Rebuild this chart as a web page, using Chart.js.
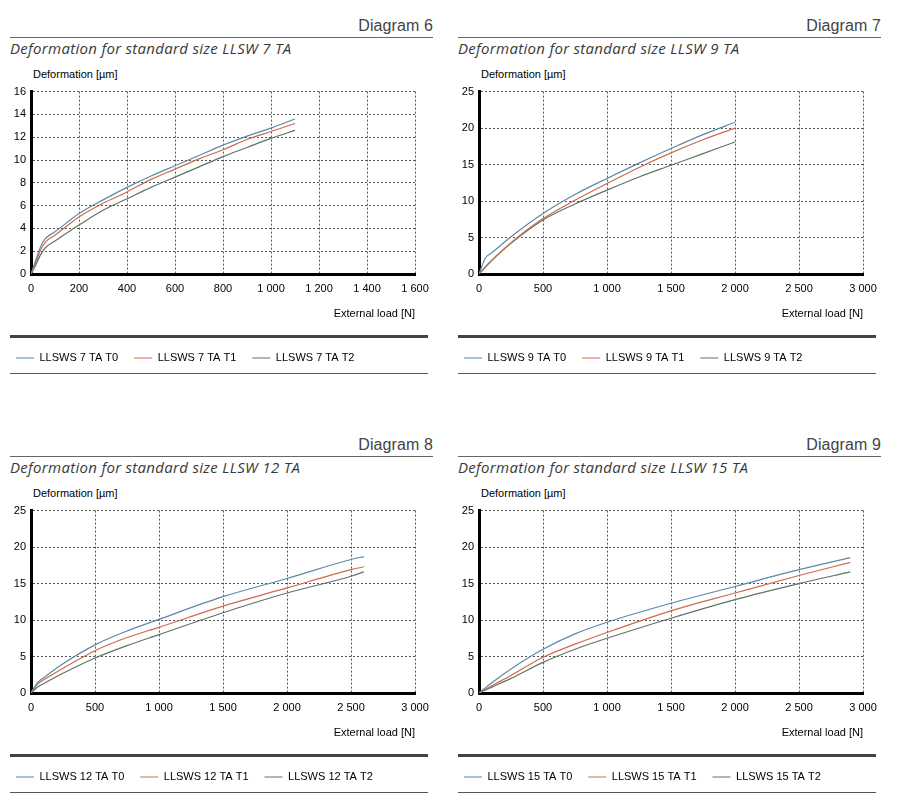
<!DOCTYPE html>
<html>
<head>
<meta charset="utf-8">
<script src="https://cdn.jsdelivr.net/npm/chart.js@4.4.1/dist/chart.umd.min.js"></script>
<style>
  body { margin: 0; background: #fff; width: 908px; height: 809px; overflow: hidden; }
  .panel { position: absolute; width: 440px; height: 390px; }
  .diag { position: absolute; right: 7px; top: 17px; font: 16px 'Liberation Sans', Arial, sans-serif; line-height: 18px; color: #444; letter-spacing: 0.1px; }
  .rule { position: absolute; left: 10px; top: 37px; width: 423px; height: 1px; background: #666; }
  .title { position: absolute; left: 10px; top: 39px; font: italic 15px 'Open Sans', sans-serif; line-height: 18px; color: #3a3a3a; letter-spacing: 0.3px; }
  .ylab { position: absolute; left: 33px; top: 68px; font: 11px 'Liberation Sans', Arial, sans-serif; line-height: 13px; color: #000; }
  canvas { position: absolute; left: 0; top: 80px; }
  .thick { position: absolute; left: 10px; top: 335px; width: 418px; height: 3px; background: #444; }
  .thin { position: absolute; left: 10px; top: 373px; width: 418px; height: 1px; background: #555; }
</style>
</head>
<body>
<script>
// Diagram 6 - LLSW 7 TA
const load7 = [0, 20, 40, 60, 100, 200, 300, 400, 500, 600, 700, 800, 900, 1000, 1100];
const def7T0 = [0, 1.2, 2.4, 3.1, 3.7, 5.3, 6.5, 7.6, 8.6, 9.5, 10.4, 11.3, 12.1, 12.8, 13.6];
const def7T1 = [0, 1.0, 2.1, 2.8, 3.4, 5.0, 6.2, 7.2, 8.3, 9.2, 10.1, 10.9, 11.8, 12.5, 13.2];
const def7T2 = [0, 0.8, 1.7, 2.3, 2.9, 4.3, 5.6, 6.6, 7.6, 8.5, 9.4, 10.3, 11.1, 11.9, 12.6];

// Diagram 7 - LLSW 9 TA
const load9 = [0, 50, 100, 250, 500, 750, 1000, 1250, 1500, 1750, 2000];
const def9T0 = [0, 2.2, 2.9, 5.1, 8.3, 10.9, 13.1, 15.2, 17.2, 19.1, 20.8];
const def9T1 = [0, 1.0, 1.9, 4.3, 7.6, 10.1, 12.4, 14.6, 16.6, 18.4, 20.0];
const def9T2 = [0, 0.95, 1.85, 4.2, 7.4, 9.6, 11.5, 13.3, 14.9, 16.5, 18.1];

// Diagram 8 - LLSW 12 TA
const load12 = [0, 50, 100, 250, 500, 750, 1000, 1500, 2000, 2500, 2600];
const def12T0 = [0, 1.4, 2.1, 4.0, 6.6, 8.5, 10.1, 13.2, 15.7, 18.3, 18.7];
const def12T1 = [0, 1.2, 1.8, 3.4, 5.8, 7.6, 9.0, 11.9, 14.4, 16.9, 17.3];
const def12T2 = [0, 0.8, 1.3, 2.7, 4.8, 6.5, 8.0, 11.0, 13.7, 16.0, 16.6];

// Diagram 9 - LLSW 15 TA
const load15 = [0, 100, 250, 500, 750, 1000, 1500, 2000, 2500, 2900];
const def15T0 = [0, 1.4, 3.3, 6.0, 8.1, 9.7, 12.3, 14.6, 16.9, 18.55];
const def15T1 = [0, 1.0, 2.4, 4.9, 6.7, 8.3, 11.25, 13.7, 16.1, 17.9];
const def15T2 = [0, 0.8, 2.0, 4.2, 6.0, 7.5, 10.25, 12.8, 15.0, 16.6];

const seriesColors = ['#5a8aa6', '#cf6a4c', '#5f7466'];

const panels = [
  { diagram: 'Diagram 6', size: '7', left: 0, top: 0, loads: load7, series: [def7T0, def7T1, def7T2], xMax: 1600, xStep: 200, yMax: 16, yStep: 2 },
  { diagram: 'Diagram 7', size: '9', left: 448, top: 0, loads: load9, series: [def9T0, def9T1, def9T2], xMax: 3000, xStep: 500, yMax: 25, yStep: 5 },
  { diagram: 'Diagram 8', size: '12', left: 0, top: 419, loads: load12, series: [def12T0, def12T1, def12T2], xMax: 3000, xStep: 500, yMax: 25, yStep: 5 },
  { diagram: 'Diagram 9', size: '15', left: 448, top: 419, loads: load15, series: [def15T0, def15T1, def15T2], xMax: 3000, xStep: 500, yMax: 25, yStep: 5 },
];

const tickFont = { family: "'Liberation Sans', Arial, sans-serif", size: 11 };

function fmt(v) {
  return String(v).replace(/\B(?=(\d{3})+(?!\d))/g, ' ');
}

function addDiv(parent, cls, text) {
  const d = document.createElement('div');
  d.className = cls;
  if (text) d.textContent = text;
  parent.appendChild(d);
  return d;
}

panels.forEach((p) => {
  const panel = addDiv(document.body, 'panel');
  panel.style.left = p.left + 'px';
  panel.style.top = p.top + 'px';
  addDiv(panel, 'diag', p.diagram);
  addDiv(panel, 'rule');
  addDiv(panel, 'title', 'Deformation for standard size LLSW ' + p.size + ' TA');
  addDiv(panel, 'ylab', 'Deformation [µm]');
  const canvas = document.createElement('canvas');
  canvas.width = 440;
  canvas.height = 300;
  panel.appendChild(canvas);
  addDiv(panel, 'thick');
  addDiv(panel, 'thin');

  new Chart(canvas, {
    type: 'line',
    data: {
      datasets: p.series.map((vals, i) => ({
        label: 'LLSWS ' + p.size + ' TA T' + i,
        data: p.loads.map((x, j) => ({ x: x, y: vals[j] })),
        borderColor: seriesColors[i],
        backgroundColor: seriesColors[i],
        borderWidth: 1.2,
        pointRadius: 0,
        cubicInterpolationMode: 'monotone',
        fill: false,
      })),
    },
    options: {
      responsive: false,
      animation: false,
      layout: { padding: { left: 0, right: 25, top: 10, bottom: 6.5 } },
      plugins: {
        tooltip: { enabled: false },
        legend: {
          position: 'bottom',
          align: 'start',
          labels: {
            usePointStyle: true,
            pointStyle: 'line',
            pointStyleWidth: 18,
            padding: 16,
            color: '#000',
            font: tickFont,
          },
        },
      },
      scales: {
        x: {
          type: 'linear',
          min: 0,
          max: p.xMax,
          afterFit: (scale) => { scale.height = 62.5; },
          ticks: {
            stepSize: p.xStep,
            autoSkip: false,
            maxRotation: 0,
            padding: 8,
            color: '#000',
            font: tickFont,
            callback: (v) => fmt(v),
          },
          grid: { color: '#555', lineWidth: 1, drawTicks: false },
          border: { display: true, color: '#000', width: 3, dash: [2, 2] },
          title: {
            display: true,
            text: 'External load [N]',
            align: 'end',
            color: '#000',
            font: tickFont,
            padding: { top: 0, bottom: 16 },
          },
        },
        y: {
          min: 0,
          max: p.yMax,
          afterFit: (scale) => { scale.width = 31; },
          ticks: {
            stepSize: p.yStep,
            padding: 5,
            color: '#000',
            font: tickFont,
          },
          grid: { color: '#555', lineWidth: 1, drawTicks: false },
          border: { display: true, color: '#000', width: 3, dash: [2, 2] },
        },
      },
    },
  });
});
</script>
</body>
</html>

=======

__Instruction__:
Copy nothing but the lines from the top of the material through the line holding "13.7, 16.0, 16.6];", exactly as written; omit pictures.

__Answer in full__:
Rebuild this chart as a web page, using Chart.js.
<!DOCTYPE html>
<html>
<head>
<meta charset="utf-8">
<script src="https://cdn.jsdelivr.net/npm/chart.js@4.4.1/dist/chart.umd.min.js"></script>
<style>
  body { margin: 0; background: #fff; width: 908px; height: 809px; overflow: hidden; }
  .panel { position: absolute; width: 440px; height: 390px; }
  .diag { position: absolute; right: 7px; top: 17px; font: 16px 'Liberation Sans', Arial, sans-serif; line-height: 18px; color: #444; letter-spacing: 0.1px; }
  .rule { position: absolute; left: 10px; top: 37px; width: 423px; height: 1px; background: #666; }
  .title { position: absolute; left: 10px; top: 39px; font: italic 15px 'Open Sans', sans-serif; line-height: 18px; color: #3a3a3a; letter-spacing: 0.3px; }
  .ylab { position: absolute; left: 33px; top: 68px; font: 11px 'Liberation Sans', Arial, sans-serif; line-height: 13px; color: #000; }
  canvas { position: absolute; left: 0; top: 80px; }
  .thick { position: absolute; left: 10px; top: 335px; width: 418px; height: 3px; background: #444; }
  .thin { position: absolute; left: 10px; top: 373px; width: 418px; height: 1px; background: #555; }
</style>
</head>
<body>
<script>
// Diagram 6 - LLSW 7 TA
const load7 = [0, 20, 40, 60, 100, 200, 300, 400, 500, 600, 700, 800, 900, 1000, 1100];
const def7T0 = [0, 1.2, 2.4, 3.1, 3.7, 5.3, 6.5, 7.6, 8.6, 9.5, 10.4, 11.3, 12.1, 12.8, 13.6];
const def7T1 = [0, 1.0, 2.1, 2.8, 3.4, 5.0, 6.2, 7.2, 8.3, 9.2, 10.1, 10.9, 11.8, 12.5, 13.2];
const def7T2 = [0, 0.8, 1.7, 2.3, 2.9, 4.3, 5.6, 6.6, 7.6, 8.5, 9.4, 10.3, 11.1, 11.9, 12.6];

// Diagram 7 - LLSW 9 TA
const load9 = [0, 50, 100, 250, 500, 750, 1000, 1250, 1500, 1750, 2000];
const def9T0 = [0, 2.2, 2.9, 5.1, 8.3, 10.9, 13.1, 15.2, 17.2, 19.1, 20.8];
const def9T1 = [0, 1.0, 1.9, 4.3, 7.6, 10.1, 12.4, 14.6, 16.6, 18.4, 20.0];
const def9T2 = [0, 0.95, 1.85, 4.2, 7.4, 9.6, 11.5, 13.3, 14.9, 16.5, 18.1];

// Diagram 8 - LLSW 12 TA
const load12 = [0, 50, 100, 250, 500, 750, 1000, 1500, 2000, 2500, 2600];
const def12T0 = [0, 1.4, 2.1, 4.0, 6.6, 8.5, 10.1, 13.2, 15.7, 18.3, 18.7];
const def12T1 = [0, 1.2, 1.8, 3.4, 5.8, 7.6, 9.0, 11.9, 14.4, 16.9, 17.3];
const def12T2 = [0, 0.8, 1.3, 2.7, 4.8, 6.5, 8.0, 11.0, 13.7, 16.0, 16.6];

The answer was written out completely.